(Code that draws figures)

---*---

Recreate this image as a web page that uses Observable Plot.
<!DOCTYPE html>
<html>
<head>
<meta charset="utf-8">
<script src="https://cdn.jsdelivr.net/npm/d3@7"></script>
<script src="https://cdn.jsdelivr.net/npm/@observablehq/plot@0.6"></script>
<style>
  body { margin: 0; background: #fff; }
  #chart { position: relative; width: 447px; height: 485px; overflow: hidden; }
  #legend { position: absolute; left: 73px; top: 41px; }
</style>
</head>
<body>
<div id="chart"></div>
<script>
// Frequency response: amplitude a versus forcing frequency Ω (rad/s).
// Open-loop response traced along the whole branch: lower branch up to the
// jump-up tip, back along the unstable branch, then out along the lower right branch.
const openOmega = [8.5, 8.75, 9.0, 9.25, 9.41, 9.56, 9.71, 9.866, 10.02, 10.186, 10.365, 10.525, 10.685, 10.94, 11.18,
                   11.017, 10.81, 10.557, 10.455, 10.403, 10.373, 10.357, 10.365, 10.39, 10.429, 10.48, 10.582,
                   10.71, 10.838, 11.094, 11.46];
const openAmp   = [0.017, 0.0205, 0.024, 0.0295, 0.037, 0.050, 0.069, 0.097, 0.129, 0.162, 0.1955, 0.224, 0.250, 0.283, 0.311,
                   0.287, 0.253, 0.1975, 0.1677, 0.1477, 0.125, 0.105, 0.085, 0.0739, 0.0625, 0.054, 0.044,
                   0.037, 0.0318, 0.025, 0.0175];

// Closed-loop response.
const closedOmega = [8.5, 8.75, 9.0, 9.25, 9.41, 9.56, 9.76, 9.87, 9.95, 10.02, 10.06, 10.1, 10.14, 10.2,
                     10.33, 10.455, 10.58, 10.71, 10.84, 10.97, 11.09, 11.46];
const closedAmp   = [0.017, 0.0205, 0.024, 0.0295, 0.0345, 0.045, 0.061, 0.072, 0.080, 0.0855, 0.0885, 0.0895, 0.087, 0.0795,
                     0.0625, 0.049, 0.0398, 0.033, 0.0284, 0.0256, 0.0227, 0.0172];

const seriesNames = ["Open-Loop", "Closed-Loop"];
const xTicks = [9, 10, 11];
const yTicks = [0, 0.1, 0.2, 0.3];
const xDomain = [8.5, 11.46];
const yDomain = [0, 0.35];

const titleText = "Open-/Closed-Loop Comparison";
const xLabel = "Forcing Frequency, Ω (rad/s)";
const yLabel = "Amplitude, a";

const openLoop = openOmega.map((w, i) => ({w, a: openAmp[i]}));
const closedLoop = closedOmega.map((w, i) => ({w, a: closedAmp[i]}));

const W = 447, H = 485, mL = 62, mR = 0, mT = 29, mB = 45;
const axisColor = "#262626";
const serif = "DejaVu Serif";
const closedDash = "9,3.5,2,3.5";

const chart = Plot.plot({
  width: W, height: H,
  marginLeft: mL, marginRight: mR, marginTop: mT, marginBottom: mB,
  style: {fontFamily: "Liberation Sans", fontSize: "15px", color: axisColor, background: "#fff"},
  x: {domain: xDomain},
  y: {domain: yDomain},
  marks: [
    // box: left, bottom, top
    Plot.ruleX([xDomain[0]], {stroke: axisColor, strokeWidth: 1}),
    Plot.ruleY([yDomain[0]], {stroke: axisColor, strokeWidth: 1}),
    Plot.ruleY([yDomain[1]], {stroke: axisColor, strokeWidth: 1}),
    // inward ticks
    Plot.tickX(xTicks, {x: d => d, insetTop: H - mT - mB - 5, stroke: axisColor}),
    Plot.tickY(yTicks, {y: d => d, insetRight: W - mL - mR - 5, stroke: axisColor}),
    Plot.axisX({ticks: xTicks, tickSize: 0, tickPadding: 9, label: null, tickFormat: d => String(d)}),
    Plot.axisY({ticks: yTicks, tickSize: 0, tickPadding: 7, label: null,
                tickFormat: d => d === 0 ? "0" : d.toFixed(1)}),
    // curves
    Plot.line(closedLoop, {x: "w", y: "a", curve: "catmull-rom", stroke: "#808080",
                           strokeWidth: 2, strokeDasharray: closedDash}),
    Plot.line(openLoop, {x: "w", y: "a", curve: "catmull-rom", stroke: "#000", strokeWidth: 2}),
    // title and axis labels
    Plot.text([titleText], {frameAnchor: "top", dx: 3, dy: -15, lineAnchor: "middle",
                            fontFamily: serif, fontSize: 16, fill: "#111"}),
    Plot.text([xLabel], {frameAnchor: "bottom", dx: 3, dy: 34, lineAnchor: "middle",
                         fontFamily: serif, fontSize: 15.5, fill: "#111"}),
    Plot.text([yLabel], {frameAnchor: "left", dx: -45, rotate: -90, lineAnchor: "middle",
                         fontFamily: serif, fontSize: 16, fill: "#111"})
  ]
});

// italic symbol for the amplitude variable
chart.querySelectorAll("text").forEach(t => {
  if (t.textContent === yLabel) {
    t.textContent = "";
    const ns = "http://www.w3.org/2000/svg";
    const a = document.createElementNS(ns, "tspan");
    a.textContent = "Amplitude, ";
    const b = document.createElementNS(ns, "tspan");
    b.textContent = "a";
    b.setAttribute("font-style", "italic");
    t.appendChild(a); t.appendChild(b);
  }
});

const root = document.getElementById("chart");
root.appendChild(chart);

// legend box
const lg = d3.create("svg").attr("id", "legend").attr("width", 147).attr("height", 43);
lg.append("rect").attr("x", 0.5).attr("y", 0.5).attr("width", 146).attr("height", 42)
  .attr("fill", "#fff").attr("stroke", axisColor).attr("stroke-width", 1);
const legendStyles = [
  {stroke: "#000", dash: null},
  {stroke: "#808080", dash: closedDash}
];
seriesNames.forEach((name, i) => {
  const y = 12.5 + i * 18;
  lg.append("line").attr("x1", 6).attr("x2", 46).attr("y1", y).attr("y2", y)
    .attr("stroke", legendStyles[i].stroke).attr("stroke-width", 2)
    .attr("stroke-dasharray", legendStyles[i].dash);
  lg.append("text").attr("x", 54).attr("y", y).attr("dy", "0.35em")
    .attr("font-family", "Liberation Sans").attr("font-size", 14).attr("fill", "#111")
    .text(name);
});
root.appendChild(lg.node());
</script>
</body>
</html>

---*---

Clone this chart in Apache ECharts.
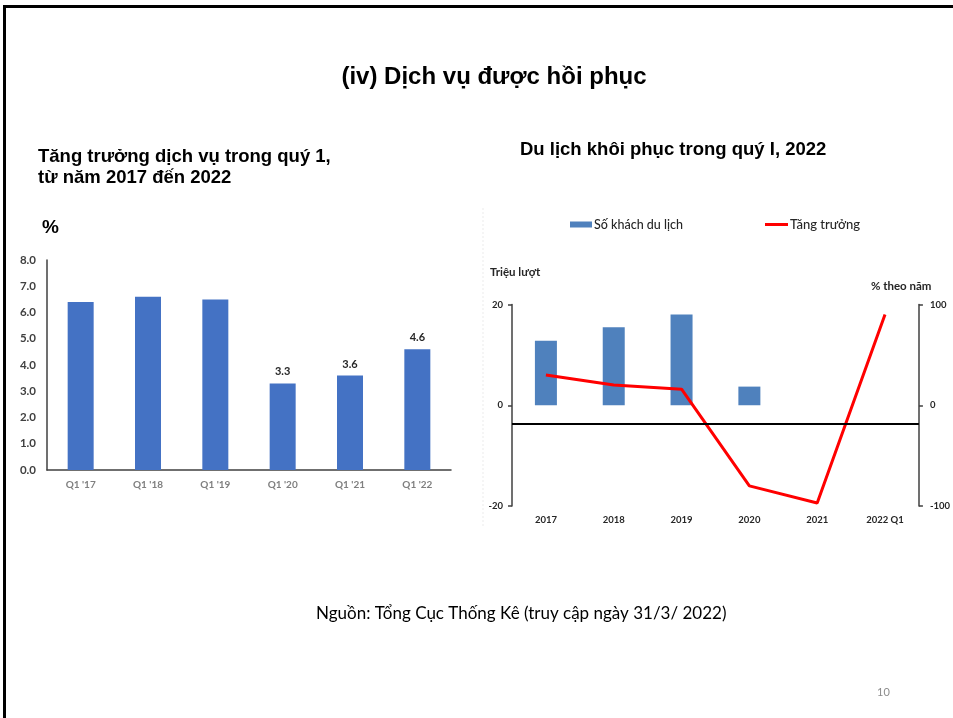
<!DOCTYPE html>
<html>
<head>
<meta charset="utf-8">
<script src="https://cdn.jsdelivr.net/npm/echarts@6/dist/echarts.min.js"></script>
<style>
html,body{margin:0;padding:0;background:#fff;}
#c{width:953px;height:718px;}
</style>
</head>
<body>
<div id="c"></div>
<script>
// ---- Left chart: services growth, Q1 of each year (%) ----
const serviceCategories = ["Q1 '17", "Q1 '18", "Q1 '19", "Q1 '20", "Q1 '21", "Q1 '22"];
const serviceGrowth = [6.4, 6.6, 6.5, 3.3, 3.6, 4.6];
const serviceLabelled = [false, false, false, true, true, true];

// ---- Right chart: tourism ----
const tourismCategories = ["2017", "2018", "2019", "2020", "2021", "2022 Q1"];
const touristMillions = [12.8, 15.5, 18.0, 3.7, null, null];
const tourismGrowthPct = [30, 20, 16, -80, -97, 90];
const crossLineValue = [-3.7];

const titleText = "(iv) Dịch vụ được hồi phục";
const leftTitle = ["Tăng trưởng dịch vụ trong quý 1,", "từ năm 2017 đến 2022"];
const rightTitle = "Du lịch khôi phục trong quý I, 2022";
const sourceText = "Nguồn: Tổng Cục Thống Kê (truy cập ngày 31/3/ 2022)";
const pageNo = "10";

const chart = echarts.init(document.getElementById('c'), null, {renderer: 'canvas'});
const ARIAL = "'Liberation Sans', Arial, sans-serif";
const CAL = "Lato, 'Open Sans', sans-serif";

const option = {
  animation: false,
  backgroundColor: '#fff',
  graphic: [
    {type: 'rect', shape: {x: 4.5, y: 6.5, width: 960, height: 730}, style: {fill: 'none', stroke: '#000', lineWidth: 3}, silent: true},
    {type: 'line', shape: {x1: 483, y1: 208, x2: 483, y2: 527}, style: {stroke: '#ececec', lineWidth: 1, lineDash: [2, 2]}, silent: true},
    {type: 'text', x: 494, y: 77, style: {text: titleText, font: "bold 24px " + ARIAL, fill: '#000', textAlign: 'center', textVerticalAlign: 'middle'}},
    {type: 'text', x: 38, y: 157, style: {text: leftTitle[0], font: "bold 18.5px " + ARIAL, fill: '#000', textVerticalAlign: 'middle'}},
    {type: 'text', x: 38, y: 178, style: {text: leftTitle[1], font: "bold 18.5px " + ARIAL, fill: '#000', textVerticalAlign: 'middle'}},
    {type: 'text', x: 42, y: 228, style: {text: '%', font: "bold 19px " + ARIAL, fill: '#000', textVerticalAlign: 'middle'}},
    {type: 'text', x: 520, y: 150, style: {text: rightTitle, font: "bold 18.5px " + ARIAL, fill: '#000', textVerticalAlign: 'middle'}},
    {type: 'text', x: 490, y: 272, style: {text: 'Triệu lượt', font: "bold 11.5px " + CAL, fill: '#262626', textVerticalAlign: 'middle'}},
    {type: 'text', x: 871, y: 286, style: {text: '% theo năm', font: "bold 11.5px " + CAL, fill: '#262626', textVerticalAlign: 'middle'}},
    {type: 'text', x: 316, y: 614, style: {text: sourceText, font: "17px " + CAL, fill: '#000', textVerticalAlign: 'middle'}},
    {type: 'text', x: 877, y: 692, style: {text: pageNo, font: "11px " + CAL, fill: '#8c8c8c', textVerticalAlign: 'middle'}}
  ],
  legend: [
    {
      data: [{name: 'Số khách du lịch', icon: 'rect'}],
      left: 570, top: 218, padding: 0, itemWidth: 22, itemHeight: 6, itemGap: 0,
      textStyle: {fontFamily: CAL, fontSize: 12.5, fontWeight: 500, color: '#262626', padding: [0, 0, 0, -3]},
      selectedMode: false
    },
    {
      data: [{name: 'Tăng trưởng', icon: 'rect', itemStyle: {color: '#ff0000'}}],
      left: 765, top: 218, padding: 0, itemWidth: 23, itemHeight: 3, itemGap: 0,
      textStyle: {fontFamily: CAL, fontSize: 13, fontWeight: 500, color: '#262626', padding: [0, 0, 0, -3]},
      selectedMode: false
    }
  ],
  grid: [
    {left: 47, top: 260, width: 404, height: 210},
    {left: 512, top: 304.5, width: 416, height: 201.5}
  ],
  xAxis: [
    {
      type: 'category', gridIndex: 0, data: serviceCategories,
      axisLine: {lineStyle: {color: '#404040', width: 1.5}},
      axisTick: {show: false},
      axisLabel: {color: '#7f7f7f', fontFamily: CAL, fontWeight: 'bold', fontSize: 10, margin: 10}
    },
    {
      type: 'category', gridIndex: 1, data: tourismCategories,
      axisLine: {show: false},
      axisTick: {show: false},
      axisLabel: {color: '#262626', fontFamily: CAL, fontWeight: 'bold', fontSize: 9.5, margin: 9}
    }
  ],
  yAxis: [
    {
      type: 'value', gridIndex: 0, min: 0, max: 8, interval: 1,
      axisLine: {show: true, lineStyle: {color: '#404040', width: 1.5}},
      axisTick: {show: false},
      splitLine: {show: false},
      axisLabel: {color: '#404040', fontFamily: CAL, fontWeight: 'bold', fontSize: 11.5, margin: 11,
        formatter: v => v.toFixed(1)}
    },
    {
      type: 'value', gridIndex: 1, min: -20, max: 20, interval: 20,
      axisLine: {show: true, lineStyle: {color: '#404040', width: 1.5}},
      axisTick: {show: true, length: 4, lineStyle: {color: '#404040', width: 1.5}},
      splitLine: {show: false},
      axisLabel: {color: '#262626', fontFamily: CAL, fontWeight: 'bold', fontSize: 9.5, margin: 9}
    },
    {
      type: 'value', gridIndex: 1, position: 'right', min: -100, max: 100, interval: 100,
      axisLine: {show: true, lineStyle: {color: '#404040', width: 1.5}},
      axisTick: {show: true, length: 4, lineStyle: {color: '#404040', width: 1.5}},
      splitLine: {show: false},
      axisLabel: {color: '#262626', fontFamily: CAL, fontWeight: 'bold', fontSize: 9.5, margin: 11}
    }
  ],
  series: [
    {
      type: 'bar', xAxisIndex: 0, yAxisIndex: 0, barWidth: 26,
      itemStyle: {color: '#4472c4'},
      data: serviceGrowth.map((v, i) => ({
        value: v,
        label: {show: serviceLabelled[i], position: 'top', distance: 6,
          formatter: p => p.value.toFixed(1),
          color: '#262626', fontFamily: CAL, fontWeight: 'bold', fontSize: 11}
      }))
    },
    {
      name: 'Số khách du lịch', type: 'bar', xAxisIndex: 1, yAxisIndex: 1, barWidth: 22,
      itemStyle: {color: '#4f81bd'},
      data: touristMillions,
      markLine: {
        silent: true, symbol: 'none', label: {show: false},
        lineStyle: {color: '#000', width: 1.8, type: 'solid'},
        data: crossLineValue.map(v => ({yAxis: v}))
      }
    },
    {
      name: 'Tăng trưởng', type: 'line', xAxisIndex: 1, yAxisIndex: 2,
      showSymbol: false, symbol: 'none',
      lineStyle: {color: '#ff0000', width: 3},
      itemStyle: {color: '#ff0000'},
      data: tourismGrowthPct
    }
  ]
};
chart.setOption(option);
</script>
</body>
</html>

---*---

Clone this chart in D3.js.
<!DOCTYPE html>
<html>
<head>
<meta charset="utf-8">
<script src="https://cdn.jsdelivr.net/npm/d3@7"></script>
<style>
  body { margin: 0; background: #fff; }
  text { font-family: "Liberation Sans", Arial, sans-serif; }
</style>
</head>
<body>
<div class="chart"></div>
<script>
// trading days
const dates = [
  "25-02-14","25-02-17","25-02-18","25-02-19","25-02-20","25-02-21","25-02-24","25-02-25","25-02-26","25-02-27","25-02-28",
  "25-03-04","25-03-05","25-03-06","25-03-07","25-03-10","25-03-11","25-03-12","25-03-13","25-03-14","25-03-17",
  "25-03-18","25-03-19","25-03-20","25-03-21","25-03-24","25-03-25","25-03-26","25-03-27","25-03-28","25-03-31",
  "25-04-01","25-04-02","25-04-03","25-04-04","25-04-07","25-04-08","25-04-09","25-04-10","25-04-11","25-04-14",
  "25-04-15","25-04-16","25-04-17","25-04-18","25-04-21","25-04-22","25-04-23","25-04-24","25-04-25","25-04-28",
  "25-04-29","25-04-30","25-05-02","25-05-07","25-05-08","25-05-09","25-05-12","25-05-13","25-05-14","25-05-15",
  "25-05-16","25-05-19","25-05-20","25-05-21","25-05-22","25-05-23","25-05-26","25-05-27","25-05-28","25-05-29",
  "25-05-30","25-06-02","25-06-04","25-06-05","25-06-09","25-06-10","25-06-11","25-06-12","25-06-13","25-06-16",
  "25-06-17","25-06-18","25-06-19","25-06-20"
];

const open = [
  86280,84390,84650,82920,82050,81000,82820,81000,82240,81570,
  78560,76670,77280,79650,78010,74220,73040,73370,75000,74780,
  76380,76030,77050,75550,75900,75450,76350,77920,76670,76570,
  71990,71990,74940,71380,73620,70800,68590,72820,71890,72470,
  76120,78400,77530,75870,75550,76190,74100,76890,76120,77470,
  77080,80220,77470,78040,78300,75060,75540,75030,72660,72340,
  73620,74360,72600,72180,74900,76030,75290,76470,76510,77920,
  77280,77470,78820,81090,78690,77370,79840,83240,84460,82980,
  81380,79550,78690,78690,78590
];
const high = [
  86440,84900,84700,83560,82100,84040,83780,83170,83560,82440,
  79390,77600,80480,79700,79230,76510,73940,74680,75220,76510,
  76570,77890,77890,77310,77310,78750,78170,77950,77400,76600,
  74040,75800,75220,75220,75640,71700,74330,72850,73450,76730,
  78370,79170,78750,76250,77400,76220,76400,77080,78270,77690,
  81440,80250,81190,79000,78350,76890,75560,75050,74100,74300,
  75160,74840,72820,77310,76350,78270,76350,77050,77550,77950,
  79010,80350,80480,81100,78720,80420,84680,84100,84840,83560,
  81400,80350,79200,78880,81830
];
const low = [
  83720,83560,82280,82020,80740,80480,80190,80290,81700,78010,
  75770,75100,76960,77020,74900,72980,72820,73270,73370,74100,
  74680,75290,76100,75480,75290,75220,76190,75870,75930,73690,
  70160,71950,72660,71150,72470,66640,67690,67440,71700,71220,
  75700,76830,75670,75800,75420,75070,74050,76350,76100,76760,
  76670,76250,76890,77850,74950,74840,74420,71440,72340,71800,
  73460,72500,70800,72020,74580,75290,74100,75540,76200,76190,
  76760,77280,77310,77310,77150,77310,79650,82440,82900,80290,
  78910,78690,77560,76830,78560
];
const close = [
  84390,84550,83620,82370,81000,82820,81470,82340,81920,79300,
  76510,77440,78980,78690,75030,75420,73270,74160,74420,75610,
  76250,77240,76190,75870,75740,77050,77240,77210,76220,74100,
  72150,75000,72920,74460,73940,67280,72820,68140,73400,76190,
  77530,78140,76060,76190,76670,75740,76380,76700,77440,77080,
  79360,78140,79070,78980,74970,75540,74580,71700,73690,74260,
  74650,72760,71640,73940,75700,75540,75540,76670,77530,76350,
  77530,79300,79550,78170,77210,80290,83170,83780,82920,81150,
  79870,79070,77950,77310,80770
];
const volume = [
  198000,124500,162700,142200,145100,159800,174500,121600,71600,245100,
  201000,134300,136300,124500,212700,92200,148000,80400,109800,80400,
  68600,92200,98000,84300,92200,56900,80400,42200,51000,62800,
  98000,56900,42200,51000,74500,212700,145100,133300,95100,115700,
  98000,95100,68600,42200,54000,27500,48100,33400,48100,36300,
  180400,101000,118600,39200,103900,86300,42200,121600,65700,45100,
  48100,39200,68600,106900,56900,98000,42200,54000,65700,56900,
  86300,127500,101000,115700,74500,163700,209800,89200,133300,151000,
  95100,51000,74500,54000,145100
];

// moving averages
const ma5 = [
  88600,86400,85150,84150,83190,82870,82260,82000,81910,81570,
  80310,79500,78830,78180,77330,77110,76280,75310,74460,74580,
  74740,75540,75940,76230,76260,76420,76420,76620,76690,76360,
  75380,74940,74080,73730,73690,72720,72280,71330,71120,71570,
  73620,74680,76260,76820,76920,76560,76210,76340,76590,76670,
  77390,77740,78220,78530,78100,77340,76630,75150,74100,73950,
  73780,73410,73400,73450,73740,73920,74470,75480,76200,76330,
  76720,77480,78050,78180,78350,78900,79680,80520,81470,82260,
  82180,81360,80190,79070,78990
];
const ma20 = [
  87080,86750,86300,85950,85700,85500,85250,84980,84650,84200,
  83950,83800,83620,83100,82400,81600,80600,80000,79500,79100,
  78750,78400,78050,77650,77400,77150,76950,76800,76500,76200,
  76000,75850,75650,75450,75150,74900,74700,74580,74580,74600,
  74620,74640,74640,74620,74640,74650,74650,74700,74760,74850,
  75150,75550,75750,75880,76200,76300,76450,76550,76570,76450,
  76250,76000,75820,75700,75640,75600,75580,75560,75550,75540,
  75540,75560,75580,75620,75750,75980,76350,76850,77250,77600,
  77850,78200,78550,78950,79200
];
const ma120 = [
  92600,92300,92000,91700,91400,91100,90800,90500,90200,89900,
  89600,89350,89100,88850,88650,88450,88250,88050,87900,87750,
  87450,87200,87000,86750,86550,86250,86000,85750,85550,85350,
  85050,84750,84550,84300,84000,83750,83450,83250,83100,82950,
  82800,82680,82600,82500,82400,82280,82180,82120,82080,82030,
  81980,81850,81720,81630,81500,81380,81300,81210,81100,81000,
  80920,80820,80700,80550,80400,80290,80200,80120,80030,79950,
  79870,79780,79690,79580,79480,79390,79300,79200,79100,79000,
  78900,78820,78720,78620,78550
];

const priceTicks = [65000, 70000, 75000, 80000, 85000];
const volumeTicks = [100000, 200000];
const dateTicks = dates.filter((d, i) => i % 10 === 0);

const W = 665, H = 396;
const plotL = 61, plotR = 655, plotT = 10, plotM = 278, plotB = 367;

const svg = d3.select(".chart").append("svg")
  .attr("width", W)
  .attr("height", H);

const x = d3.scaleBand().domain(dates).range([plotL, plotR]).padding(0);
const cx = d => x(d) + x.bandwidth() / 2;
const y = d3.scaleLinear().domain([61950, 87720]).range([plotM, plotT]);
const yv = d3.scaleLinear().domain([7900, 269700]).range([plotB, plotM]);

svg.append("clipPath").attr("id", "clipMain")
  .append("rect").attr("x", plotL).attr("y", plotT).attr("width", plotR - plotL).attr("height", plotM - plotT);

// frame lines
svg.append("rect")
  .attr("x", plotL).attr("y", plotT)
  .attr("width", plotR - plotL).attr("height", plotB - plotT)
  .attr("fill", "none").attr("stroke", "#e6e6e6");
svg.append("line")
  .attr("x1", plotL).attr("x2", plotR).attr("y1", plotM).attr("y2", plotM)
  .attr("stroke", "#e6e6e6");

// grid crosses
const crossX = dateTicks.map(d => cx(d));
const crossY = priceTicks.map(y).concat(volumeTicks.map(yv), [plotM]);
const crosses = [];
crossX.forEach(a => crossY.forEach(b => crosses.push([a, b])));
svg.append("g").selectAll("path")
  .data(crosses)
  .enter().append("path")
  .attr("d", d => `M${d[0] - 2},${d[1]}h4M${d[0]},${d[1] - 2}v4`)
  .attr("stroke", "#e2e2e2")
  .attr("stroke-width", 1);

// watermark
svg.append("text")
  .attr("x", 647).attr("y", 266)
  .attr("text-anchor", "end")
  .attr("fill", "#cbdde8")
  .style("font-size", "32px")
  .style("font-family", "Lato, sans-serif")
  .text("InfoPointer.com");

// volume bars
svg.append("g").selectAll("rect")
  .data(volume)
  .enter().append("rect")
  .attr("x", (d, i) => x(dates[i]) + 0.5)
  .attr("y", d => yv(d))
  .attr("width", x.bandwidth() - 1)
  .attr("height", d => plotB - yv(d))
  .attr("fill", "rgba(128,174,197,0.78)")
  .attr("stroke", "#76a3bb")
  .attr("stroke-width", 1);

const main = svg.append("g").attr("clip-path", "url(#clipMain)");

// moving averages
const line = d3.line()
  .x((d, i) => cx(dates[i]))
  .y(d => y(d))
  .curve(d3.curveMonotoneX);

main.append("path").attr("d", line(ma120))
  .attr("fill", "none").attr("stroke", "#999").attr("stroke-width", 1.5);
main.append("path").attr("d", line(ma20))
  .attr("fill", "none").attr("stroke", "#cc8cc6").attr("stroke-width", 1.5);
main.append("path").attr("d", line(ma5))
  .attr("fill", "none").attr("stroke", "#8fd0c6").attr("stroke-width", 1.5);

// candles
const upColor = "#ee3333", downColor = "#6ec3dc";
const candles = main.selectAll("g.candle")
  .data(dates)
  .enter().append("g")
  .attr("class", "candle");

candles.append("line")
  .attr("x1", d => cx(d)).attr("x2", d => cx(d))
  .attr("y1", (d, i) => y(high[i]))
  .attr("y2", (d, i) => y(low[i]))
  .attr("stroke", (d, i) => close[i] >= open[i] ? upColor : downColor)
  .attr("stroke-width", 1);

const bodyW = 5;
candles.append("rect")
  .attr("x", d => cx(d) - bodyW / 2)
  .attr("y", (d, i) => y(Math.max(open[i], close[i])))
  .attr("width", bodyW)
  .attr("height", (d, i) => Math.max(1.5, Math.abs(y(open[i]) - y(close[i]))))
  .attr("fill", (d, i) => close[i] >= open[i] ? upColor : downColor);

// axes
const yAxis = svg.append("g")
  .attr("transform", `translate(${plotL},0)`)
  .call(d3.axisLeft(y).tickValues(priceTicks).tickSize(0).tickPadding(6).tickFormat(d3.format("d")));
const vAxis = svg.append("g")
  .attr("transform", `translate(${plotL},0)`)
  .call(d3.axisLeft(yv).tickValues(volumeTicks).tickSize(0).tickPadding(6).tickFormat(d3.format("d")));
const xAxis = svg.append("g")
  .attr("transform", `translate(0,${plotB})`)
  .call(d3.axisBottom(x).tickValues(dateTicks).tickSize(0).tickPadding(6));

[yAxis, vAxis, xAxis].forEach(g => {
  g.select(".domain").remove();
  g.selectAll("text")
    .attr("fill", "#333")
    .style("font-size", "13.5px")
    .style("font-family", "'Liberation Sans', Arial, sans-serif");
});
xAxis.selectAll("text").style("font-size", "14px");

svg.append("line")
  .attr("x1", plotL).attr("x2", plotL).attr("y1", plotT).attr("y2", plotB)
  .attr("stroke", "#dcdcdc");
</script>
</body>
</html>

---*---

▶ _WHAT TO PRODUCE_
Each line from the one holding "Recreate this image" to the one holding "0.037, 0.0318, 0.025, 0.0175];", those two included, is to be transcribed exactly, and no other line.

▶ _SOLUTION_
Recreate this image as a web page that uses Observable Plot.
<!DOCTYPE html>
<html>
<head>
<meta charset="utf-8">
<script src="https://cdn.jsdelivr.net/npm/d3@7"></script>
<script src="https://cdn.jsdelivr.net/npm/@observablehq/plot@0.6"></script>
<style>
  body { margin: 0; background: #fff; }
  #chart { position: relative; width: 447px; height: 485px; overflow: hidden; }
  #legend { position: absolute; left: 73px; top: 41px; }
</style>
</head>
<body>
<div id="chart"></div>
<script>
// Frequency response: amplitude a versus forcing frequency Ω (rad/s).
// Open-loop response traced along the whole branch: lower branch up to the
// jump-up tip, back along the unstable branch, then out along the lower right branch.
const openOmega = [8.5, 8.75, 9.0, 9.25, 9.41, 9.56, 9.71, 9.866, 10.02, 10.186, 10.365, 10.525, 10.685, 10.94, 11.18,
                   11.017, 10.81, 10.557, 10.455, 10.403, 10.373, 10.357, 10.365, 10.39, 10.429, 10.48, 10.582,
                   10.71, 10.838, 11.094, 11.46];
const openAmp   = [0.017, 0.0205, 0.024, 0.0295, 0.037, 0.050, 0.069, 0.097, 0.129, 0.162, 0.1955, 0.224, 0.250, 0.283, 0.311,
                   0.287, 0.253, 0.1975, 0.1677, 0.1477, 0.125, 0.105, 0.085, 0.0739, 0.0625, 0.054, 0.044,
                   0.037, 0.0318, 0.025, 0.0175];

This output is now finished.